** BEGIN RAW DATA **

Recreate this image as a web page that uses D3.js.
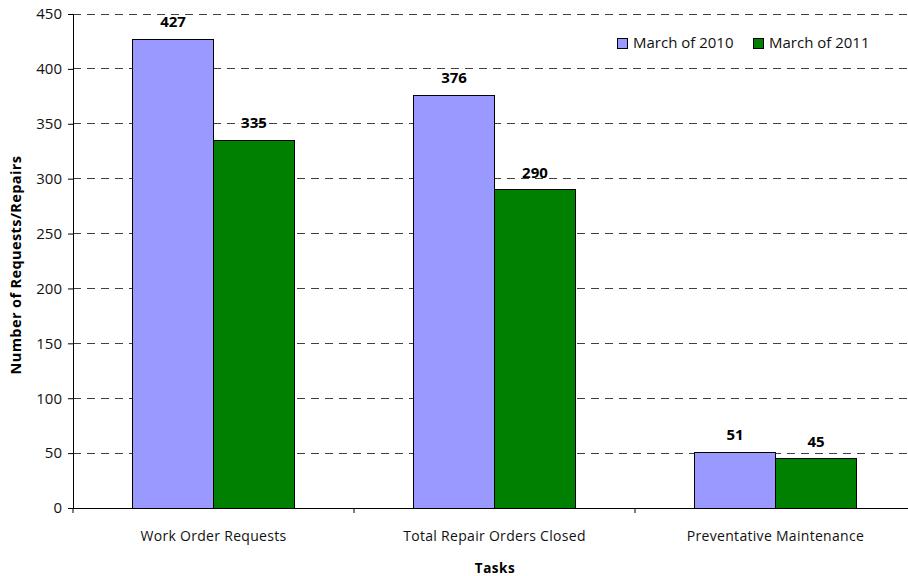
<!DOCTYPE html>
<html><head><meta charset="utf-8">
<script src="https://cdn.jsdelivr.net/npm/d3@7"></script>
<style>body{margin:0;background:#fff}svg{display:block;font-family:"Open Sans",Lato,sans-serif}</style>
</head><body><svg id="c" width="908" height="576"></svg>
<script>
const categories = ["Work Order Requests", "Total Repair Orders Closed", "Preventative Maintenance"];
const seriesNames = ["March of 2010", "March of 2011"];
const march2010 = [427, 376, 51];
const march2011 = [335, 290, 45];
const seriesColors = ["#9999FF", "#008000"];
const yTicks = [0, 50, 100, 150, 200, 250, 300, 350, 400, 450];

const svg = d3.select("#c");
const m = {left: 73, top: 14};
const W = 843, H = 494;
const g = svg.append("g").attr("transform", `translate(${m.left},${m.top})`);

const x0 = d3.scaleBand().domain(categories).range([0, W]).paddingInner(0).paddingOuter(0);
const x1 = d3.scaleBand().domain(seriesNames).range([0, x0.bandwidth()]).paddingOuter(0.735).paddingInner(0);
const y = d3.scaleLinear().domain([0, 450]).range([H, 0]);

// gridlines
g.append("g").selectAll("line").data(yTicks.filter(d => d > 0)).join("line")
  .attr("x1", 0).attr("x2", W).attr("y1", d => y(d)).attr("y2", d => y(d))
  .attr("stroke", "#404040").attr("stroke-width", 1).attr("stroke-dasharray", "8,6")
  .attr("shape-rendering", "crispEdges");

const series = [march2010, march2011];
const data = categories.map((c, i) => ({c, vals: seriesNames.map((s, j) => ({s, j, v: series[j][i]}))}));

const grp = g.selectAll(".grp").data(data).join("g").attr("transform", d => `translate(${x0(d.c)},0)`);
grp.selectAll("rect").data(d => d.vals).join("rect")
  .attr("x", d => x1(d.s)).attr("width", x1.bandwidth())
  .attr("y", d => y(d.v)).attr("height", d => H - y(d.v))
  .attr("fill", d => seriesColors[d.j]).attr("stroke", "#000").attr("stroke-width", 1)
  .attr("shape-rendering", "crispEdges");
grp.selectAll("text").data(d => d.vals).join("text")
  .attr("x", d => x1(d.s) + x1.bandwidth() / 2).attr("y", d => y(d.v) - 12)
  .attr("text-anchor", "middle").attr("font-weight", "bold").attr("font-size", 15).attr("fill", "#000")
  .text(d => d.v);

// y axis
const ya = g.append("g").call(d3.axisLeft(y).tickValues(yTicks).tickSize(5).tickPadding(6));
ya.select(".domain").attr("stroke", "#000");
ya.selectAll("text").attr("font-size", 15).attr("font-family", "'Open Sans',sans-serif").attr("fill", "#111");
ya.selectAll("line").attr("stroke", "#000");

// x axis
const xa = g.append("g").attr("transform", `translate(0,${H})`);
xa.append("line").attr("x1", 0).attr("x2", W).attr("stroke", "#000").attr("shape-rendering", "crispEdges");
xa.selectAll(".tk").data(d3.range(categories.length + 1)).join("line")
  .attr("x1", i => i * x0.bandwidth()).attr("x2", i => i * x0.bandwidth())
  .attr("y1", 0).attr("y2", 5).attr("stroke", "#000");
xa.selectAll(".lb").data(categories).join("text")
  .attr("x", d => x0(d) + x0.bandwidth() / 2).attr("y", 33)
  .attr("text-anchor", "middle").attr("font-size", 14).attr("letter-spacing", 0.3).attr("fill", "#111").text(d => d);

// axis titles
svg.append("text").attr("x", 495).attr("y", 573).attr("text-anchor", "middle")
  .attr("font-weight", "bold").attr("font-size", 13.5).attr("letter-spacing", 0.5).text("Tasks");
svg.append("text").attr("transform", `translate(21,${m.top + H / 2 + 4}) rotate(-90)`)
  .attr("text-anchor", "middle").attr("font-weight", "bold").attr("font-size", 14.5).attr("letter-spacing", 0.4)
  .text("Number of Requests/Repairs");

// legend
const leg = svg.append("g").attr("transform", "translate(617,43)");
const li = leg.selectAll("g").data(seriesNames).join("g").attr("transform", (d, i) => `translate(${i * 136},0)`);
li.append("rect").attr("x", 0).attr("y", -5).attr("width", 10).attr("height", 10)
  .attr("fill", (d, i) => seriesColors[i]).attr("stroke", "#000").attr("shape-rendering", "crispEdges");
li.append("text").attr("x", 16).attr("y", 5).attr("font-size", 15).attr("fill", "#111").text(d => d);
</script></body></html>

** END RAW DATA **
** BEGIN RAW DATA **

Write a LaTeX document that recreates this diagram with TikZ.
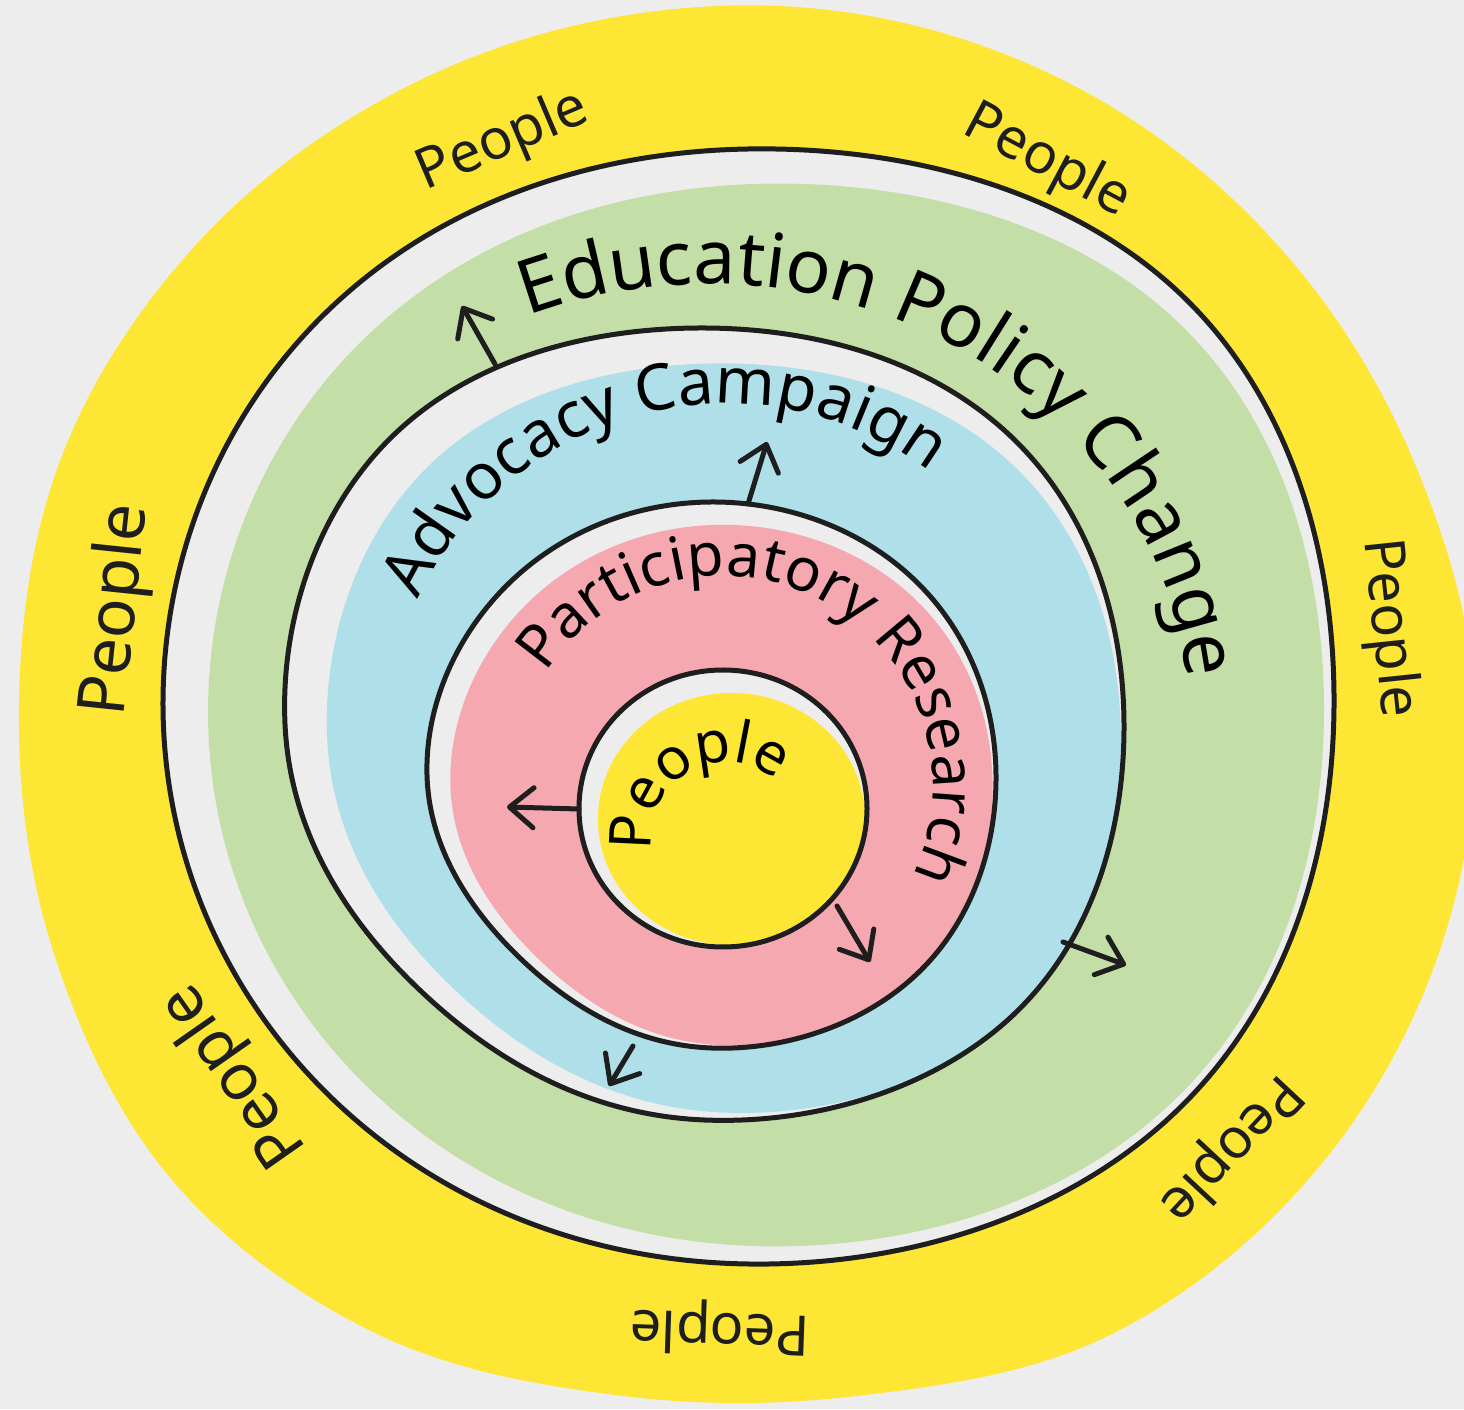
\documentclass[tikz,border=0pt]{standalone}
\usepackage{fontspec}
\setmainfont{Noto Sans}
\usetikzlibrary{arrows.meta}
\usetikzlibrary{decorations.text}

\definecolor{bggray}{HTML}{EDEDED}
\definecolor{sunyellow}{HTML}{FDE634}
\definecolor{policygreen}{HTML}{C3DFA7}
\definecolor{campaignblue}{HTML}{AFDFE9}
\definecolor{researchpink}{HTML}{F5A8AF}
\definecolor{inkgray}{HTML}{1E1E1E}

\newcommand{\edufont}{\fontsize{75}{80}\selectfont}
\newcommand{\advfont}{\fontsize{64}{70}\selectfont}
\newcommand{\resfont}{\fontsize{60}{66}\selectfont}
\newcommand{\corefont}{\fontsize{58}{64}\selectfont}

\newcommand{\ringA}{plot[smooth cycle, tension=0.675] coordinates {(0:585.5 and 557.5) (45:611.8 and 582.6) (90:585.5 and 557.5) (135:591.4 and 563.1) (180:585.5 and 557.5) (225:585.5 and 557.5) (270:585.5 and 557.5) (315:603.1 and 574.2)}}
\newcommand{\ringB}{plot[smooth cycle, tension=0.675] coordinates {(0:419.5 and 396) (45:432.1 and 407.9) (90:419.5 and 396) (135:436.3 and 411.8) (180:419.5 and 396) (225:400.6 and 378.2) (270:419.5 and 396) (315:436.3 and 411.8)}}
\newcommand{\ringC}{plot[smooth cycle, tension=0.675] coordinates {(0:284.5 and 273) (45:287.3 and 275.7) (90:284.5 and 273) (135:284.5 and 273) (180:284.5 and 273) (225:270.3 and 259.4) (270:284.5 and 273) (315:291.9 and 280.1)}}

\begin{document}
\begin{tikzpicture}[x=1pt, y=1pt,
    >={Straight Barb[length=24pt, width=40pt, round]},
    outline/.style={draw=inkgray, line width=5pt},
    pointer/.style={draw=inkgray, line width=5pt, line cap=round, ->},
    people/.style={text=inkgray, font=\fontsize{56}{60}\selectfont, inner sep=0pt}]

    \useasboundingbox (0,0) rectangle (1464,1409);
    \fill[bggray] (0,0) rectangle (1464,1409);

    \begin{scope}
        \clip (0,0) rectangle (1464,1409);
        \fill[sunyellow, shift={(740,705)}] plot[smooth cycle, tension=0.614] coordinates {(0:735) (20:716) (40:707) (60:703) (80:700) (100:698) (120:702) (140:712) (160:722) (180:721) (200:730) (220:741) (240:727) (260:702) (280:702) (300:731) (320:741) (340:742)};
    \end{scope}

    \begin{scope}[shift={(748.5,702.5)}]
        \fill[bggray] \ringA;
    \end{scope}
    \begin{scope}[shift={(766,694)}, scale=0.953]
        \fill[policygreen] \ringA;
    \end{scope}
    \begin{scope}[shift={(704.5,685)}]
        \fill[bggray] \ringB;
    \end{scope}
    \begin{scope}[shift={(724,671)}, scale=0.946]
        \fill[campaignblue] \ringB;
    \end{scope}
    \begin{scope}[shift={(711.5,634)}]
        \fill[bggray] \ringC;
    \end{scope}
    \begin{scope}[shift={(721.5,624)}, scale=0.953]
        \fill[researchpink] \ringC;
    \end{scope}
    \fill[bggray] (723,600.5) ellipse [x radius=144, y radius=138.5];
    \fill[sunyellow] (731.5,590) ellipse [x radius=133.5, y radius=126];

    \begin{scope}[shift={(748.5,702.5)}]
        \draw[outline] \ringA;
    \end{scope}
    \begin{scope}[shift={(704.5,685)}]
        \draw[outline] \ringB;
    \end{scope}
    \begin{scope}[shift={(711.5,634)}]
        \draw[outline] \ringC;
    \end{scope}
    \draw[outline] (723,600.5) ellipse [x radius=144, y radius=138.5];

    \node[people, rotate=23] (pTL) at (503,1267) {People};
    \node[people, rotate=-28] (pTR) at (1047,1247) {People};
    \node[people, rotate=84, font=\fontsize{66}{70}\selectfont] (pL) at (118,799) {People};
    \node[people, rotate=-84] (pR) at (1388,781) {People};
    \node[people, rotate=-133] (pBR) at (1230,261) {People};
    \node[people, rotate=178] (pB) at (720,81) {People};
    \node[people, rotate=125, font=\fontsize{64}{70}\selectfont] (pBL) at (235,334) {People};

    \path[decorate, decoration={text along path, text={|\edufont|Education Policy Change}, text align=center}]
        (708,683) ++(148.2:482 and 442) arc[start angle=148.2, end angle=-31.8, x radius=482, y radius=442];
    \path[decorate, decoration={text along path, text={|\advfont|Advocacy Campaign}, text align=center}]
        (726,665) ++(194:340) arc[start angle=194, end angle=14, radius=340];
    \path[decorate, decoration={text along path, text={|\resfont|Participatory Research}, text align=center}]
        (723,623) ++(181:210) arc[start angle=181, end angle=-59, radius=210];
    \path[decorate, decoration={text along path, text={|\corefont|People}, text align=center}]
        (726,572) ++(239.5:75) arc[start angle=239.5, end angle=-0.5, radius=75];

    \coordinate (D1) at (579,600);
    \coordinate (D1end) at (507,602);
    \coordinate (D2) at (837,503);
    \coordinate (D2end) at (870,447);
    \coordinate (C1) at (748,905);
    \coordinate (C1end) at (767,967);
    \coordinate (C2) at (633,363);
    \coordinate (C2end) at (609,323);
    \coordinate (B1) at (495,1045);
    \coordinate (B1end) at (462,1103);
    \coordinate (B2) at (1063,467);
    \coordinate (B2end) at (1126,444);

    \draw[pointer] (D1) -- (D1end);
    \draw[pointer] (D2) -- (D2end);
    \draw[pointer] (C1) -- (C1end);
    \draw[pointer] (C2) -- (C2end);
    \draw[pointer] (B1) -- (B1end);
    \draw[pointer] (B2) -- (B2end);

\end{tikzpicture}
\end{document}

** END RAW DATA **
** BEGIN RAW DATA **

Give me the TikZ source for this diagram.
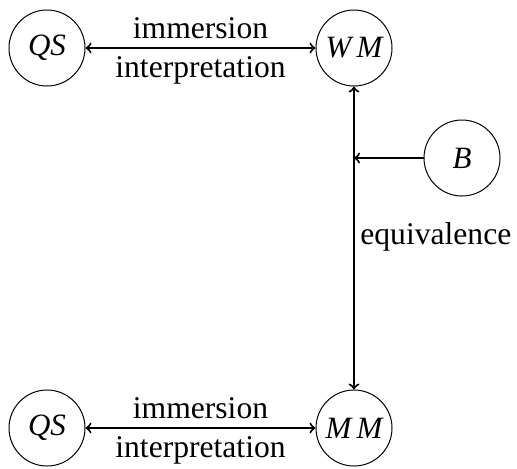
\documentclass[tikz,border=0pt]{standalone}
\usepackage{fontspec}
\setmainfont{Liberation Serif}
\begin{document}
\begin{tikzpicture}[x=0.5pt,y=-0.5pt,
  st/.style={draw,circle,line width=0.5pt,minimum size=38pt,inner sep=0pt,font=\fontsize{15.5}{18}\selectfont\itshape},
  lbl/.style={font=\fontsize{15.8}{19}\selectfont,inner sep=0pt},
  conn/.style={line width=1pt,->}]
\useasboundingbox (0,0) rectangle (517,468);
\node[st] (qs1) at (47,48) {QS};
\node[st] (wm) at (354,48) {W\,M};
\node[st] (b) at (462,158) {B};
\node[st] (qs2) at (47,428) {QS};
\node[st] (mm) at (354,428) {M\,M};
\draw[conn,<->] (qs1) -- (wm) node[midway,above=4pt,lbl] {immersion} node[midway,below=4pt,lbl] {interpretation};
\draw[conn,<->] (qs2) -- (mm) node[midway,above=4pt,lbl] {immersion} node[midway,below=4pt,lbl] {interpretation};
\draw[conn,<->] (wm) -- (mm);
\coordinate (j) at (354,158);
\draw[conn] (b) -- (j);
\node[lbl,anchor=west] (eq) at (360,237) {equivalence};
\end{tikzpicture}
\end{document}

** END RAW DATA **

• [DIRECTIONS]: Transcribe only the lines from the line holding "Recreate this image" through the line holding "const y = d3.scaleLinear().domain([0, 450]).range([H, 0]);", inclusive, without any of the pictures.

• [OUTPUT OF THE EXERCISE]:
Recreate this image as a web page that uses D3.js.
<!DOCTYPE html>
<html><head><meta charset="utf-8">
<script src="https://cdn.jsdelivr.net/npm/d3@7"></script>
<style>body{margin:0;background:#fff}svg{display:block;font-family:"Open Sans",Lato,sans-serif}</style>
</head><body><svg id="c" width="908" height="576"></svg>
<script>
const categories = ["Work Order Requests", "Total Repair Orders Closed", "Preventative Maintenance"];
const seriesNames = ["March of 2010", "March of 2011"];
const march2010 = [427, 376, 51];
const march2011 = [335, 290, 45];
const seriesColors = ["#9999FF", "#008000"];
const yTicks = [0, 50, 100, 150, 200, 250, 300, 350, 400, 450];

const svg = d3.select("#c");
const m = {left: 73, top: 14};
const W = 843, H = 494;
const g = svg.append("g").attr("transform", `translate(${m.left},${m.top})`);

const x0 = d3.scaleBand().domain(categories).range([0, W]).paddingInner(0).paddingOuter(0);
const x1 = d3.scaleBand().domain(seriesNames).range([0, x0.bandwidth()]).paddingOuter(0.735).paddingInner(0);
const y = d3.scaleLinear().domain([0, 450]).range([H, 0]);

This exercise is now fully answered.